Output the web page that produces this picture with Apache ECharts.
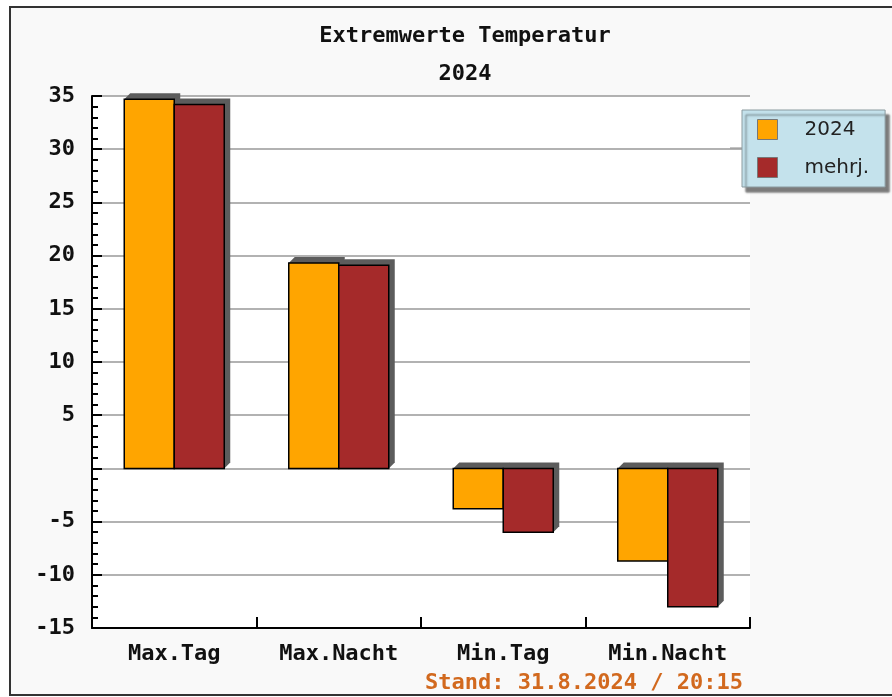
<!DOCTYPE html>
<html>
<head>
<meta charset="utf-8">
<script src="https://cdn.jsdelivr.net/npm/echarts@6/dist/echarts.min.js"></script>
<style>
  html, body { margin: 0; padding: 0; background: #ffffff; }
  #frame { position: absolute; left: 9px; top: 6px; width: 900px; height: 686px;
           border: 2px solid #333; border-right: none; background: #f9f9f9; }
  #chart { position: absolute; left: 0; top: 0; width: 892px; height: 697px; }
</style>
</head>
<body>
<div id="frame"></div>
<div id="chart"></div>
<script>
// Extreme temperatures: this year vs. long-term mean
const categories = ['Max.Tag', 'Max.Nacht', 'Min.Tag', 'Min.Nacht'];
const values2024 = [34.7, 19.3, -3.8, -8.7];
const valuesMehrj = [34.2, 19.1, -6.0, -13.0];
const seriesNames = ['2024', 'mehrj.'];
const seriesColors = ['#ffa500', '#a52a2a'];
const titleText = 'Extremwerte Temperatur';
const yearText = '2024';
const standText = 'Stand: 31.8.2024 / 20:15';

const monoFont = '"DejaVu Sans Mono", "Liberation Mono", monospace';
const BAR_W = 50;     // px per bar
const DEPTH = 6;      // px of the extruded side

const chart = echarts.init(document.getElementById('chart'), null, { renderer: 'canvas' });

// Bar with a dark extruded side (top + right) for a pseudo-3D look.
function makeRenderer(slot) {
  return function (params, api) {
    const idx = api.value(0);
    const val = api.value(1);
    const center = api.coord([idx, 0]);
    const end = api.coord([idx, val]);
    const x0 = center[0] + (slot === 0 ? -BAR_W : 0);
    const x1 = x0 + BAR_W;
    const top = Math.min(center[1], end[1]);
    const bottom = Math.max(center[1], end[1]);
    const d = DEPTH;
    return {
      type: 'group',
      children: [
        {
          type: 'polygon',
          shape: { points: [[x0, top], [x0 + d, top - d], [x1 + d, top - d], [x1 + d, bottom - d], [x1, bottom]] },
          style: { fill: '#5c5c5c' }
        },
        {
          type: 'rect',
          shape: { x: x0, y: top, width: BAR_W, height: bottom - top },
          style: { fill: api.visual('color'), stroke: '#000', lineWidth: 1.5 }
        }
      ]
    };
  };
}

chart.setOption({
  backgroundColor: 'transparent',
  animation: false,
  title: [
    { text: titleText, left: 460, top: 20, textAlign: 'center',
      textStyle: { fontFamily: monoFont, fontWeight: 'bold', fontSize: 22, color: '#111' } },
    { text: yearText, left: 460, top: 58, textAlign: 'center',
      textStyle: { fontFamily: monoFont, fontWeight: 'bold', fontSize: 22, color: '#111' } },
    { text: standText, right: 144, top: 667,
      textStyle: { fontFamily: monoFont, fontWeight: 'bold', fontSize: 22, color: '#d2691e' } }
  ],
  legend: {
    orient: 'vertical',
    left: 742, top: 110,
    padding: [9, 16, 9, 15],
    itemWidth: 20, itemHeight: 20, itemGap: 17,
    backgroundColor: '#c4e2ec',
    borderColor: '#8a9a9f',
    borderWidth: 1,
    shadowColor: 'rgba(0,0,0,0.5)',
    shadowBlur: 2,
    shadowOffsetX: 4,
    shadowOffsetY: 5,
    itemStyle: { borderColor: '#777', borderWidth: 1 },
    textStyle: { fontFamily: '"DejaVu Sans", sans-serif', fontSize: 20, color: '#222', padding: [0, 0, 0, 22] },
    data: seriesNames.map(n => ({ name: n, icon: 'rect' }))
  },
  graphic: [
    { type: 'line', shape: { x1: 730, y1: 148, x2: 742, y2: 148 },
      style: { stroke: '#888', lineWidth: 1 }, silent: true }
  ],
  grid: {
    left: 92, right: 142, top: 96, bottom: 69,
    show: true, backgroundColor: '#ffffff', borderWidth: 0
  },
  xAxis: {
    type: 'category',
    data: categories,
    axisLine: { onZero: false, lineStyle: { color: '#000', width: 2 } },
    axisTick: { show: true, inside: true, length: 11, lineStyle: { color: '#000', width: 2 } },
    axisLabel: { margin: 15, fontFamily: monoFont, fontWeight: 'bold', fontSize: 22, color: '#111' },
    splitLine: { show: false }
  },
  yAxis: {
    type: 'value',
    min: -15, max: 35, interval: 5,
    axisLine: { show: true, lineStyle: { color: '#000', width: 2 } },
    axisTick: { show: true, inside: true, length: 10, lineStyle: { color: '#000', width: 2 } },
    minorTick: { show: true, splitNumber: 5, length: 6, lineStyle: { color: '#000', width: 2 } },
    axisLabel: {
      margin: 17, fontFamily: monoFont, fontWeight: 'bold', fontSize: 22, color: '#111',
      formatter: v => (v === 0 ? '' : String(v))
    },
    splitLine: { show: true, lineStyle: { color: '#999', width: 1.5 } }
  },
  series: [
    { name: seriesNames[0], type: 'custom', renderItem: makeRenderer(0),
      itemStyle: { color: seriesColors[0] },
      encode: { x: 0, y: 1 },
      data: values2024.map((v, i) => [i, v]) },
    { name: seriesNames[1], type: 'custom', renderItem: makeRenderer(1),
      itemStyle: { color: seriesColors[1] },
      encode: { x: 0, y: 1 },
      data: valuesMehrj.map((v, i) => [i, v]) }
  ]
});
</script>
</body>
</html>
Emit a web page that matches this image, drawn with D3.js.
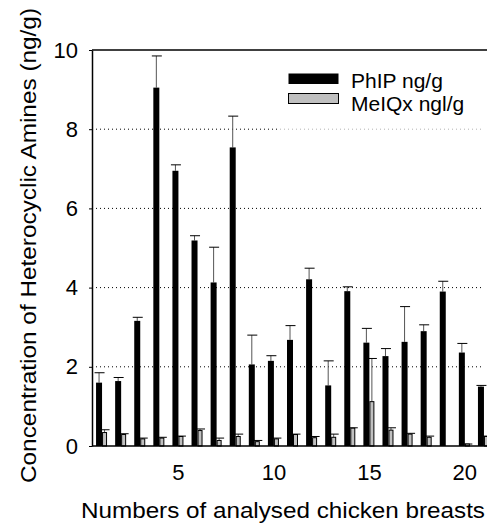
<!DOCTYPE html>
<html>
<head>
<meta charset="utf-8">
<script src="https://d3js.org/d3.v7.min.js"></script>
<style>
  body { margin: 0; background: #fff; }
  text { font-family: "Liberation Sans", Arial, sans-serif; fill: #000; }
</style>
</head>
<body>
<script>
  // values
  let samples = d3.range(1, 22);
  let phip    = [1.60, 1.64, 3.16, 9.05, 6.95, 5.19, 4.13, 7.54, 2.06, 2.15, 2.68, 4.21, 1.53, 3.91, 2.61, 2.27, 2.63, 2.90, 3.90, 2.36, 1.50];
  let phipErr = [0.25, 0.09, 0.09, 0.80, 0.15, 0.12, 0.89, 0.79, 0.74, 0.13, 0.36, 0.28, 0.62, 0.11, 0.36, 0.19, 0.89, 0.16, 0.26, 0.23, 0.03];
  let meiqx    = [0.34, 0.29, 0.18, 0.20, 0.24, 0.39, 0.14, 0.24, 0.11, 0.18, 0.29, 0.21, 0.22, 0.45, 1.12, 0.40, 0.30, 0.22, 0.00, 0.05, 0.24];
  let meiqxErr = [0.07, 0.02, 0.02, 0.02, 0.01, 0.04, 0.06, 0.06, 0.03, 0.02, 0.01, 0.03, 0.08, 0.01, 1.09, 0.06, 0.02, 0.03, 0.00, 0.00, 0.01];
  let xTicks = [5, 10, 15, 20];
  let yTicks = [0, 2, 4, 6, 8, 10];
  let seriesNames = ["PhIP ng/g", "MeIQx ngl/g"];

  let width = 487, height = 524;
  let plotLeft = 92, plotTop = 50, plotBottom = 446, plotRight = 493;

  let svg = d3.select("body").append("svg")
    .attr("width", width)
    .attr("height", height);

  let x = d3.scaleLinear().domain([0.5, 21.5]).range([plotLeft, plotRight]);
  let y = d3.scaleLinear().domain([0, 10]).range([plotBottom, plotTop]);

  // dotted grid
  svg.selectAll(".grid")
    .data([2, 4, 6, 8])
    .enter().append("line")
      .attr("x1", plotLeft).attr("x2", 483)
      .attr("y1", d => y(d)).attr("y2", d => y(d))
      .attr("stroke", "#000")
      .attr("stroke-width", 1)
      .attr("stroke-dasharray", "1,3");

  // legend backdrop softens the grid under it
  svg.append("rect")
    .attr("x", 278).attr("y", 60).attr("width", 209).attr("height", 71)
    .attr("fill", "#fff").attr("opacity", 0.7);

  let bw = 6, gw = 5;

  // PhIP error bars
  let pe = svg.append("g");
  samples.forEach(function (s, i) {
    let cx = x(s) - 2.5;
    pe.append("line")
      .attr("x1", cx).attr("x2", cx)
      .attr("y1", y(phip[i])).attr("y2", y(phip[i] + phipErr[i]))
      .attr("stroke", "#555").attr("stroke-width", 1);
    pe.append("line")
      .attr("x1", cx - 4.5).attr("x2", cx + 5.5)
      .attr("y1", y(phip[i] + phipErr[i])).attr("y2", y(phip[i] + phipErr[i]))
      .attr("stroke", "#000").attr("stroke-width", 1);
  });

  // MeIQx error bars
  let me = svg.append("g");
  samples.forEach(function (s, i) {
    if (meiqx[i] <= 0) return;
    let cx = x(s) + 3;
    me.append("line")
      .attr("x1", cx).attr("x2", cx)
      .attr("y1", y(meiqx[i])).attr("y2", y(meiqx[i] + meiqxErr[i]))
      .attr("stroke", "#555").attr("stroke-width", 1);
    me.append("line")
      .attr("x1", cx - 3.5).attr("x2", cx + 5)
      .attr("y1", y(meiqx[i] + meiqxErr[i])).attr("y2", y(meiqx[i] + meiqxErr[i]))
      .attr("stroke", "#000").attr("stroke-width", 1);
  });

  // bars
  svg.selectAll(".phip")
    .data(samples)
    .enter().append("rect")
      .attr("x", d => x(d) - bw + 0.5)
      .attr("y", (d, i) => y(phip[i]))
      .attr("width", bw)
      .attr("height", (d, i) => plotBottom - y(phip[i]))
      .attr("fill", "#000");

  svg.selectAll(".meiqx")
    .data(samples)
    .enter().append("rect")
      .attr("x", d => x(d) + 1)
      .attr("y", (d, i) => y(meiqx[i]))
      .attr("width", gw - 1)
      .attr("height", (d, i) => plotBottom - y(meiqx[i]))
      .attr("fill", "#c0c0c0")
      .attr("stroke", "#000")
      .attr("stroke-width", 1);

  // frame
  svg.append("line").attr("x1", plotLeft).attr("x2", width).attr("y1", plotTop).attr("y2", plotTop)
    .attr("stroke", "#000").attr("stroke-width", 1.5);

  let yAxis = svg.append("g")
    .attr("transform", "translate(" + plotLeft + ",0)")
    .call(d3.axisLeft(y).tickValues(yTicks).tickSize(3).tickPadding(11).tickSizeOuter(0));
  yAxis.select(".domain").attr("stroke-width", 1.5);
  yAxis.selectAll("text").style("font-size", "22px").style("font-family", "Liberation Sans, Arial");

  let xAxis = svg.append("g")
    .attr("transform", "translate(0," + plotBottom + ")")
    .call(d3.axisBottom(x).tickValues(xTicks).tickSize(0).tickPadding(18).tickSizeOuter(0));
  xAxis.select(".domain").attr("stroke-width", 1.5).attr("d", "M" + plotLeft + ",0H" + width);
  xAxis.selectAll("text").style("font-size", "22px").style("font-family", "Liberation Sans, Arial");

  // legend
  let legend = svg.append("g");
  legend.append("rect").attr("x", 288.5).attr("y", 73.5).attr("width", 50).attr("height", 10.5)
    .attr("fill", "#000");
  legend.append("rect").attr("x", 288.5).attr("y", 93.5).attr("width", 50).attr("height", 10)
    .attr("fill", "#c0c0c0").attr("stroke", "#000").attr("stroke-width", 1);
  legend.selectAll(".lt")
    .data(seriesNames)
    .enter().append("text")
      .attr("x", 351)
      .attr("y", (d, i) => 87.5 + i * 23)
      .style("font-size", "21px")
      .text(d => d);

  // axis titles
  svg.append("text")
    .attr("transform", "translate(36,245.5) rotate(-90)")
    .attr("text-anchor", "middle")
    .attr("textLength", 475)
    .attr("lengthAdjust", "spacingAndGlyphs")
    .style("font-size", "22px")
    .text("Concentration of Heterocyclic Amines (ng/g)");

  svg.append("text")
    .attr("x", 81)
    .attr("y", 518)
    .attr("textLength", 404)
    .attr("lengthAdjust", "spacingAndGlyphs")
    .style("font-size", "22px")
    .text("Numbers of analysed chicken breasts");
</script>
</body>
</html>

## [Exercise details]
Return the material from the line containing "Emit a web page" through the line containing "let bw = 6, gw = 5;", exactly and in full, but without its pictures.

## [Result of the exercise]
Emit a web page that matches this image, drawn with D3.js.
<!DOCTYPE html>
<html>
<head>
<meta charset="utf-8">
<script src="https://d3js.org/d3.v7.min.js"></script>
<style>
  body { margin: 0; background: #fff; }
  text { font-family: "Liberation Sans", Arial, sans-serif; fill: #000; }
</style>
</head>
<body>
<script>
  // values
  let samples = d3.range(1, 22);
  let phip    = [1.60, 1.64, 3.16, 9.05, 6.95, 5.19, 4.13, 7.54, 2.06, 2.15, 2.68, 4.21, 1.53, 3.91, 2.61, 2.27, 2.63, 2.90, 3.90, 2.36, 1.50];
  let phipErr = [0.25, 0.09, 0.09, 0.80, 0.15, 0.12, 0.89, 0.79, 0.74, 0.13, 0.36, 0.28, 0.62, 0.11, 0.36, 0.19, 0.89, 0.16, 0.26, 0.23, 0.03];
  let meiqx    = [0.34, 0.29, 0.18, 0.20, 0.24, 0.39, 0.14, 0.24, 0.11, 0.18, 0.29, 0.21, 0.22, 0.45, 1.12, 0.40, 0.30, 0.22, 0.00, 0.05, 0.24];
  let meiqxErr = [0.07, 0.02, 0.02, 0.02, 0.01, 0.04, 0.06, 0.06, 0.03, 0.02, 0.01, 0.03, 0.08, 0.01, 1.09, 0.06, 0.02, 0.03, 0.00, 0.00, 0.01];
  let xTicks = [5, 10, 15, 20];
  let yTicks = [0, 2, 4, 6, 8, 10];
  let seriesNames = ["PhIP ng/g", "MeIQx ngl/g"];

  let width = 487, height = 524;
  let plotLeft = 92, plotTop = 50, plotBottom = 446, plotRight = 493;

  let svg = d3.select("body").append("svg")
    .attr("width", width)
    .attr("height", height);

  let x = d3.scaleLinear().domain([0.5, 21.5]).range([plotLeft, plotRight]);
  let y = d3.scaleLinear().domain([0, 10]).range([plotBottom, plotTop]);

  // dotted grid
  svg.selectAll(".grid")
    .data([2, 4, 6, 8])
    .enter().append("line")
      .attr("x1", plotLeft).attr("x2", 483)
      .attr("y1", d => y(d)).attr("y2", d => y(d))
      .attr("stroke", "#000")
      .attr("stroke-width", 1)
      .attr("stroke-dasharray", "1,3");

  // legend backdrop softens the grid under it
  svg.append("rect")
    .attr("x", 278).attr("y", 60).attr("width", 209).attr("height", 71)
    .attr("fill", "#fff").attr("opacity", 0.7);

  let bw = 6, gw = 5;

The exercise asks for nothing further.